The plaintiff filed a replying affidavit on 3rd July sworn by Mercy Wanjau, the then acting director legal services with the plaintiff. This was followed by a further affidavit sworn by the 2nd defendant and filed on 23rd July, 2018. Both parties have filed written submissions together with some authorities.
Order 17 Rule 2 (3) of the Civil Procedure Rules allows a party to a suit to apply for its dismissal where no application has been made or step taken by either party for one year. There is no doubt that there has been some delay in the prosecution of this case. For the defendants to succeed in this application, they must demonstrate that the delay was inordinate and inexcusable. If the delay is explained, then such an application may not succeed. The order sought is discretionary, which discretion shall be applied judiciously.
The proceedings on record show that several judges have handled this matter, some administratively and others dealing with substantial matters of law. The latter included Visram J (as he then was) Nambuye J (as she then was) Rawal J (as she then was), Waweru J and Onyancha J.
The fact that the matter was not completed by those judges was due to various reasons including transfers and promotions. There is also an indication that at some point the court file was misplaced in the registry and therefore the parties could not move the court.
I note from the defence filed that there was also a counter claim against the plaintiff the value of which was also substantial. In a counter claim, the defendant takes the position of a plaintiff while the plaintiff becomes the defendant. The interests of the parties herein cannot be taken lightly. This application is silent on the counter claim. The effect of dismissing any claim before the court has the effect of driving a party out of the seat of justice without a hearing. Courts are slow in making such orders and the practice has been to maintain a suit rather than dismissing it except in the clearest of cases. In the case of Ari Credit and Finance Limited vs. Transnational Bank Limitedthe court had the following to say,
“The court should be slow to dismiss the case for want of prosecution where the suit can be heard without further delay and where the defendant will suffer no hardship and where there has been no fragrant and comfortable inactivity on the part of the plaintiff.”
In the case of MwangiS. Kimenyi vs. Attorney General & Another (2014) e KLRthe court had the following to say,
“1) When the delay is prolonged and inexcusable, such that it would cause grave injustice to the one side or the other or to both, the court may in its discretion dismiss the action straight away. However, it should be understood that prolonged delay alone should not prevent the court from doing justice to all the parties- the plaintiff, the Defendant and any other third or interested party in the suit; lest justice should be placed too far away from the parties.
2) Invariably, what should matter to the court, is to serve substantive justice through judicious exercise of discretion which is to be guided by the following issues; 1) whether the delay has been intentional and contumelious; 2) whether the delay or the conduct of the plaintiff amounts to an abuse of the court; 3) whether the delay is inordinate and inexcusable; 4) whether the delay is one that gives rise to a substantial risk to fair trial in that it is not possible to have a fair trial of issues in action or causes or likely to cause serious prejudice to the Defendant; and 5) what prejudice will the dismissal cause to the plaintiff.
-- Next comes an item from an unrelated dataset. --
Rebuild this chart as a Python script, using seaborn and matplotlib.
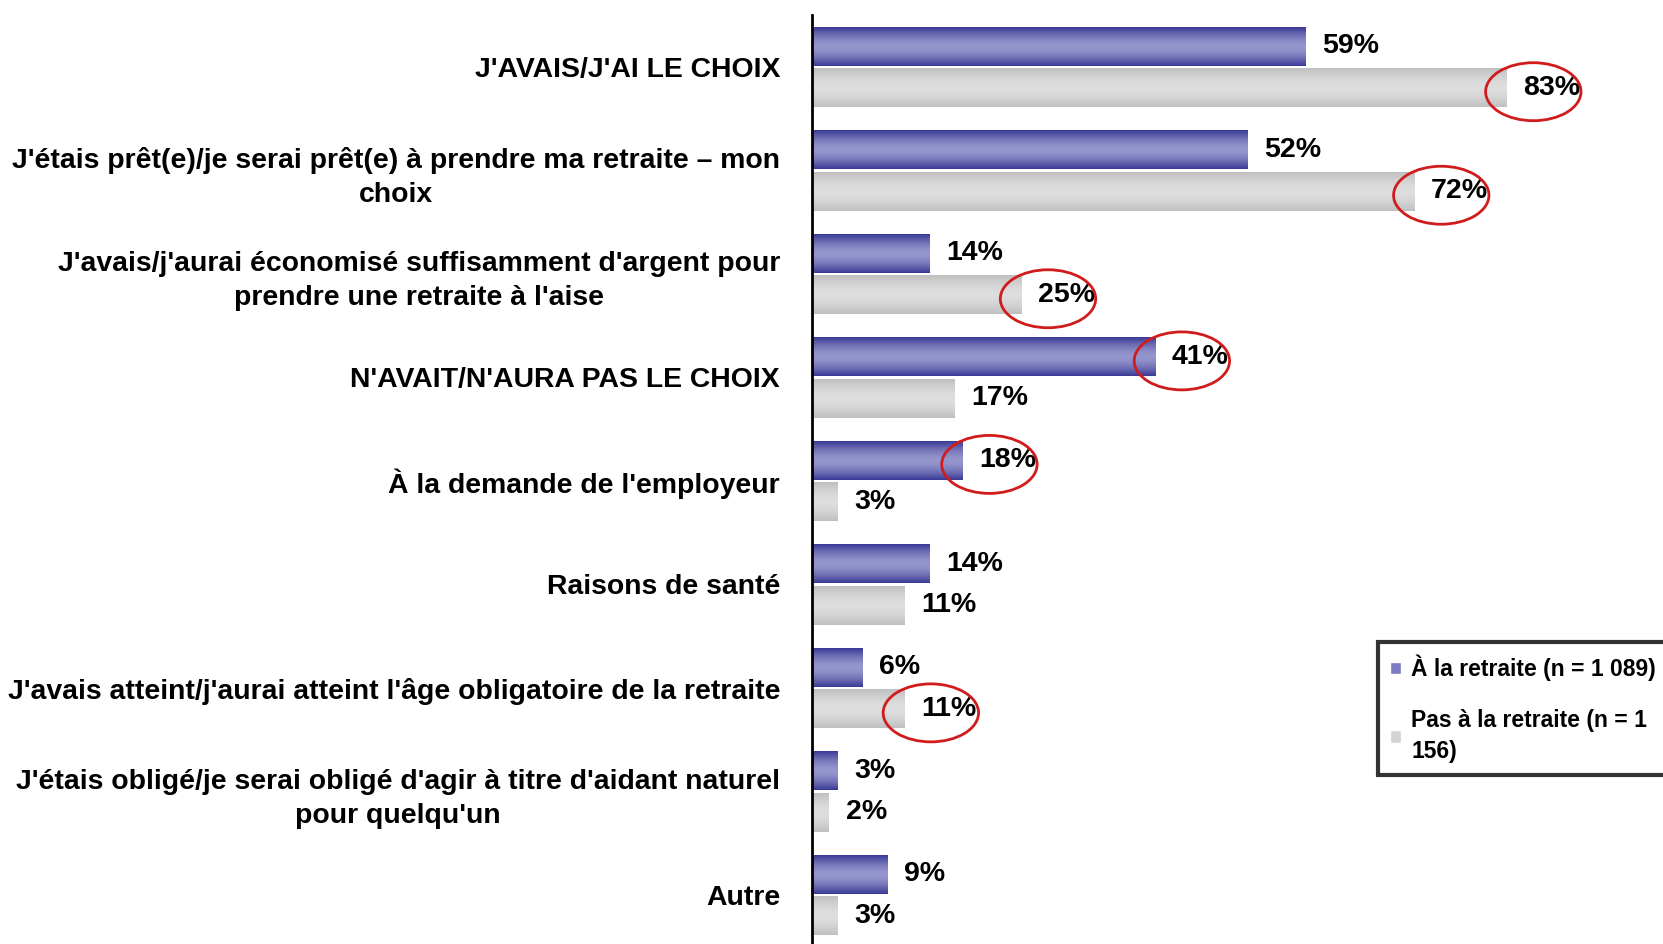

By this test, the court is not assisting the indolent, but rather it is serving the interest of justice, substantive justice on behalf of all the parties.
Applying the above tests and principles, and the requirement imposed upon the court by the provisions of Sections 1A and 1B of the Civil Procedure Act, I am of the view that the application by the defendants cannot be allowed without resultant injustice on the part of the plaintiff.
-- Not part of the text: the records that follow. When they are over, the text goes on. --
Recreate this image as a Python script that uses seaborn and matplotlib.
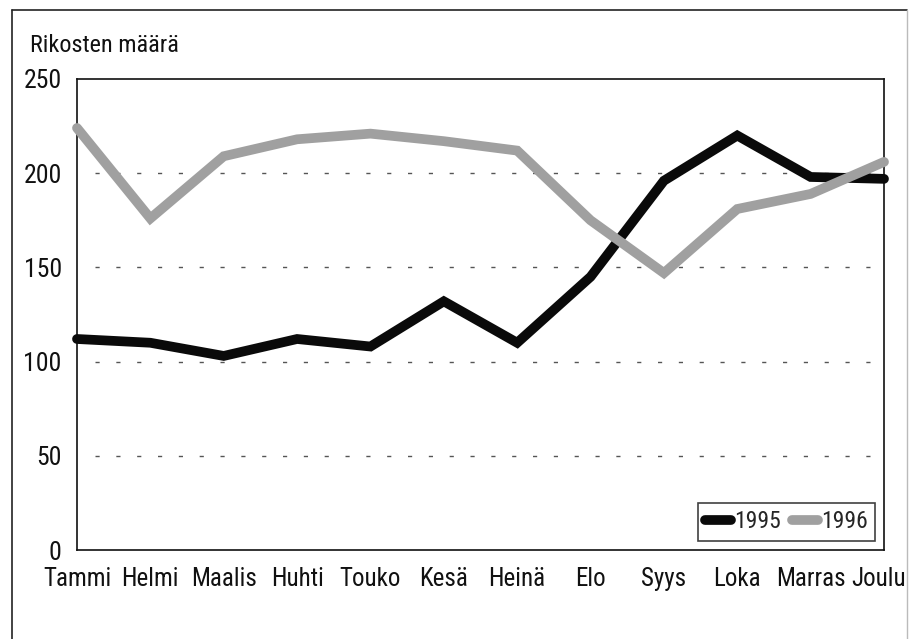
import matplotlib
matplotlib.use("Agg")
import matplotlib.pyplot as plt
import matplotlib.transforms as mtransforms
import seaborn as sns
import pandas as pd
from matplotlib.lines import Line2D
from matplotlib import font_manager

months = ["Tammi", "Helmi", "Maalis", "Huhti", "Touko", "Kesä",
          "Heinä", "Elo", "Syys", "Loka", "Marras", "Joulu"]
v1995 = [112, 110, 103, 112, 108, 132, 110, 145, 196, 220, 198, 197]
v1996 = [224, 176, 209, 218, 221, 217, 212, 175, 147, 181, 189, 206]
years = ["1995", "1996"]
yticks = [0, 50, 100, 150, 200, 250]

df = pd.DataFrame({
    "idx": list(range(len(months))) * 2,
    "value": v1995 + v1996,
    "year": [years[0]] * len(months) + [years[1]] * len(months),
})

sns.set_theme(style="white")
available = {f.name for f in font_manager.fontManager.ttflist}
prefs = ["Roboto Condensed", "Liberation Sans Narrow", "Open Sans Condensed",
         "DejaVu Sans Condensed", "Liberation Sans", "DejaVu Sans"]
fams = [f for f in prefs if f in available] + ["DejaVu Sans"]
plt.rcParams["font.family"] = fams

fig = plt.figure(figsize=(9.09, 6.39), dpi=100)
ax = fig.add_axes([77/909, 1-550/639, (884-77)/909, (550-79)/639])

palette = {"1995": "#0a0a0a", "1996": "#a0a0a0"}
sns.lineplot(data=df, x="idx", y="value", hue="year", hue_order=years,
             palette=palette, linewidth=7, ax=ax, legend=False, zorder=3)
for ln in ax.get_lines():
    ln.set_clip_on(False)
    ln.set_solid_capstyle("round")
    ln.set_solid_joinstyle("miter")

ax.set_xlim(0, len(months) - 1)
ax.set_ylim(0, 250)
ax.set_xticks(range(len(months)))
ax.set_xticklabels(months, fontsize=18)
ax.set_yticks(yticks)
ax.set_yticklabels([str(t) for t in yticks], fontsize=18.5)
ax.tick_params(axis="both", length=0, colors="#111111")
ax.tick_params(axis="x", pad=12)
ax.tick_params(axis="y", pad=11)
ax.set_xlabel("")
ax.set_ylabel("")

# keep the last month label inside the figure
last = ax.get_xticklabels()[-1]
last.set_transform(last.get_transform() +
                   mtransforms.ScaledTranslation(-0.05, 0, fig.dpi_scale_trans))

for g in [50, 100, 150, 200]:
    ax.axhline(g, xmin=0.022, xmax=0.995, color="#555555", lw=1.0,
               ls=(0, (3, 12)), zorder=1)

for s in ax.spines.values():
    s.set_color("#111111")
    s.set_linewidth(1.2)
    s.set_visible(True)

handles = [Line2D([0], [0], color=palette[y], lw=7, solid_capstyle="round") for y in years]
leg = ax.legend(handles, years, loc="lower right", ncol=2, frameon=True,
                fontsize=17, handlelength=1.1, handletextpad=0.1,
                columnspacing=0.5, borderpad=0.3, borderaxespad=0.4,
                fancybox=False)
leg.get_frame().set_edgecolor("#111111")
leg.get_frame().set_linewidth(1.2)

fig.text(30/909, 1-45/639, "Rikosten määrä", fontsize=17.5, color="#111111",
         ha="left", va="center")

# outer frame
fig.add_artist(Line2D([12/909, 12/909], [0, 1-10/639], transform=fig.transFigure,
                      color="#222222", lw=1.2))
fig.add_artist(Line2D([12/909, 907/909], [1-10/639, 1-10/639], transform=fig.transFigure,
                      color="#222222", lw=1.2))
fig.add_artist(Line2D([907/909, 907/909], [0, 1-10/639], transform=fig.transFigure,
                      color="#bbbbbb", lw=1.0))

fig.savefig("out.png", dpi=100)
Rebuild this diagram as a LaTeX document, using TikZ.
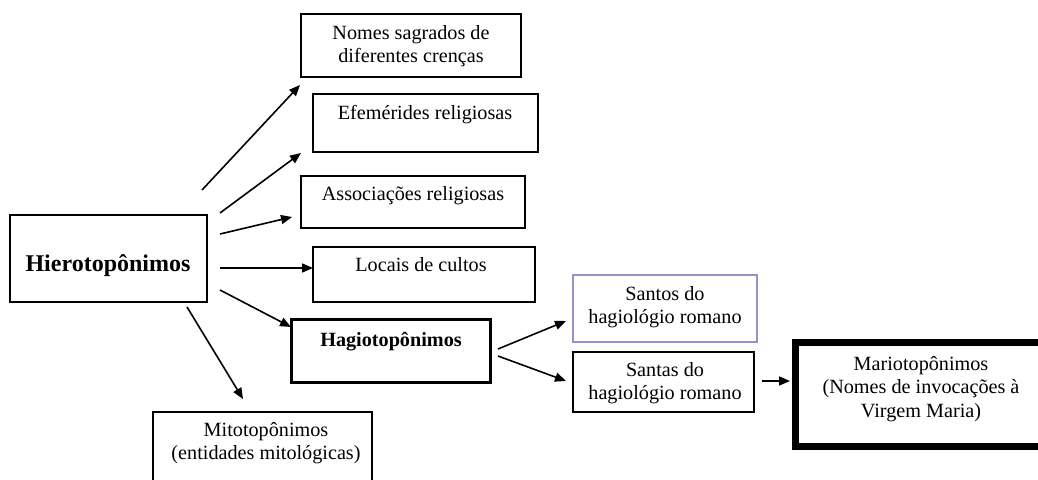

Although counsel for the plaintiff ought to have exerted more effort in the expeditious prosecution of the suit, it is clear that the plaintiff was also a victim of systemic challenges that exist in the justice chain. The plaintiff cannot be held responsible for non-availability of the court file, the transfer of Judges or promotion thereof, which in most cases are done without notice to the parties.
I believe the ends of justice will be met if this suit is retained and strict time lines imposed within which to prosecute the same. The application is therefore dismissed and the costs shall be in the cause. I shall give hearing dates forthwith for the parties to finalise this long standing dispute.
Dated, signed and delivered at Nairobi this 8th Day of October, 2019.